**WHAT IS ASKED**
Quote the listing below word for word, stopping after the line that contains "(0,0) rectangle (1163,529);".

-- Start STORED DATA --

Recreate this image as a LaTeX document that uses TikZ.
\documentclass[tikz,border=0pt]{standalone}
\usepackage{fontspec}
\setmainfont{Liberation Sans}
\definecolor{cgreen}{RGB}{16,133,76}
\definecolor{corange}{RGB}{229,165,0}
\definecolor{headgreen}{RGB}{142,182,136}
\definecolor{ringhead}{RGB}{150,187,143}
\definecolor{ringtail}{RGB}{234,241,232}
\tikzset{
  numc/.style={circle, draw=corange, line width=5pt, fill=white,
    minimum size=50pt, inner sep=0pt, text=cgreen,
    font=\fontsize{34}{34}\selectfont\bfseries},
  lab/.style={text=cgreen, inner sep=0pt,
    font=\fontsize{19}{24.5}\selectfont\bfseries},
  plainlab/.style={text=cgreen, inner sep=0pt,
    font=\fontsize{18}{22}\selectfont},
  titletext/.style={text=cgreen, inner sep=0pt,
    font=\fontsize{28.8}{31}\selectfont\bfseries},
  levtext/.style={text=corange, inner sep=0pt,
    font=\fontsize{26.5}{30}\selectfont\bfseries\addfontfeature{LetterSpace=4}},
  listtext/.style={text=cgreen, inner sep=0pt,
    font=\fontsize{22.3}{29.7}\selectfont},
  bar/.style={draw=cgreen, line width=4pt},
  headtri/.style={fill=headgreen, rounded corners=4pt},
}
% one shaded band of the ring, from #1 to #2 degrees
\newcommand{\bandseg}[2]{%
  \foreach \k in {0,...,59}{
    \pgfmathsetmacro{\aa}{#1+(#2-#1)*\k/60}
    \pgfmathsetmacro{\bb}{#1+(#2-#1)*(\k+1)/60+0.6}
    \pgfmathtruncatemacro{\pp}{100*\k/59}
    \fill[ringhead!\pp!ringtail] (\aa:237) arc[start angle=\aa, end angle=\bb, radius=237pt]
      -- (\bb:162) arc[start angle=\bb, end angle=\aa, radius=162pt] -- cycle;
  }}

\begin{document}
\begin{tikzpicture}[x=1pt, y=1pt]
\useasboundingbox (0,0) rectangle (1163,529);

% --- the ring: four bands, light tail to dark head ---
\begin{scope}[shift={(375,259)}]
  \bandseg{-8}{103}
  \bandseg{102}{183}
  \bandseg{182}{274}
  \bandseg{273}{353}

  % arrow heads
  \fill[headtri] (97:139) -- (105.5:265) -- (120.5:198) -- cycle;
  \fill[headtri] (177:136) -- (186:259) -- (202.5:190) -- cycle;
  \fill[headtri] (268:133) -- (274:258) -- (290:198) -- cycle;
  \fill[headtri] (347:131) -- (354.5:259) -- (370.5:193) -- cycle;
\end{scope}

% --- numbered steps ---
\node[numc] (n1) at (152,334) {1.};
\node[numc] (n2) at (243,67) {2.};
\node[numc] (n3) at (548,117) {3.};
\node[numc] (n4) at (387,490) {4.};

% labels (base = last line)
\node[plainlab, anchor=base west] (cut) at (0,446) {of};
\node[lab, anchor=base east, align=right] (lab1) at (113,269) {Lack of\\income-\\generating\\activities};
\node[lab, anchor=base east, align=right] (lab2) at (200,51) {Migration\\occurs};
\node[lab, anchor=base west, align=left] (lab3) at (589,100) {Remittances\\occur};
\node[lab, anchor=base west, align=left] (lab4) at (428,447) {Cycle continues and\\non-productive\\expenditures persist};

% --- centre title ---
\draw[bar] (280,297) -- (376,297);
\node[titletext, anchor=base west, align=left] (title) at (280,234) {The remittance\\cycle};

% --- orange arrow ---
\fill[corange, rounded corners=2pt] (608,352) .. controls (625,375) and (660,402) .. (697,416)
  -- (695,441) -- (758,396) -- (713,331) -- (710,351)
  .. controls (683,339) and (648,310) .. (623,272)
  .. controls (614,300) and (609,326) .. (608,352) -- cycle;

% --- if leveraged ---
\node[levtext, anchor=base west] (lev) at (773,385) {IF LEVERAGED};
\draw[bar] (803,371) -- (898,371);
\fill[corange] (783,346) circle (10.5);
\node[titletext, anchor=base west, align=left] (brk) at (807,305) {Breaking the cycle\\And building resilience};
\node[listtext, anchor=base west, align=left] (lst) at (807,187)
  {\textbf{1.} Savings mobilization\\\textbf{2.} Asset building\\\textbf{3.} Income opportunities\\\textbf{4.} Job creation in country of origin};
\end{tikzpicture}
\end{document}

-- End STORED DATA --

**TASK OUTPUT**
Recreate this image as a LaTeX document that uses TikZ.
\documentclass[tikz,border=0pt]{standalone}
\usepackage{fontspec}
\setmainfont{Liberation Sans}
\definecolor{cgreen}{RGB}{16,133,76}
\definecolor{corange}{RGB}{229,165,0}
\definecolor{headgreen}{RGB}{142,182,136}
\definecolor{ringhead}{RGB}{150,187,143}
\definecolor{ringtail}{RGB}{234,241,232}
\tikzset{
  numc/.style={circle, draw=corange, line width=5pt, fill=white,
    minimum size=50pt, inner sep=0pt, text=cgreen,
    font=\fontsize{34}{34}\selectfont\bfseries},
  lab/.style={text=cgreen, inner sep=0pt,
    font=\fontsize{19}{24.5}\selectfont\bfseries},
  plainlab/.style={text=cgreen, inner sep=0pt,
    font=\fontsize{18}{22}\selectfont},
  titletext/.style={text=cgreen, inner sep=0pt,
    font=\fontsize{28.8}{31}\selectfont\bfseries},
  levtext/.style={text=corange, inner sep=0pt,
    font=\fontsize{26.5}{30}\selectfont\bfseries\addfontfeature{LetterSpace=4}},
  listtext/.style={text=cgreen, inner sep=0pt,
    font=\fontsize{22.3}{29.7}\selectfont},
  bar/.style={draw=cgreen, line width=4pt},
  headtri/.style={fill=headgreen, rounded corners=4pt},
}
% one shaded band of the ring, from #1 to #2 degrees
\newcommand{\bandseg}[2]{%
  \foreach \k in {0,...,59}{
    \pgfmathsetmacro{\aa}{#1+(#2-#1)*\k/60}
    \pgfmathsetmacro{\bb}{#1+(#2-#1)*(\k+1)/60+0.6}
    \pgfmathtruncatemacro{\pp}{100*\k/59}
    \fill[ringhead!\pp!ringtail] (\aa:237) arc[start angle=\aa, end angle=\bb, radius=237pt]
      -- (\bb:162) arc[start angle=\bb, end angle=\aa, radius=162pt] -- cycle;
  }}

\begin{document}
\begin{tikzpicture}[x=1pt, y=1pt]
\useasboundingbox (0,0) rectangle (1163,529);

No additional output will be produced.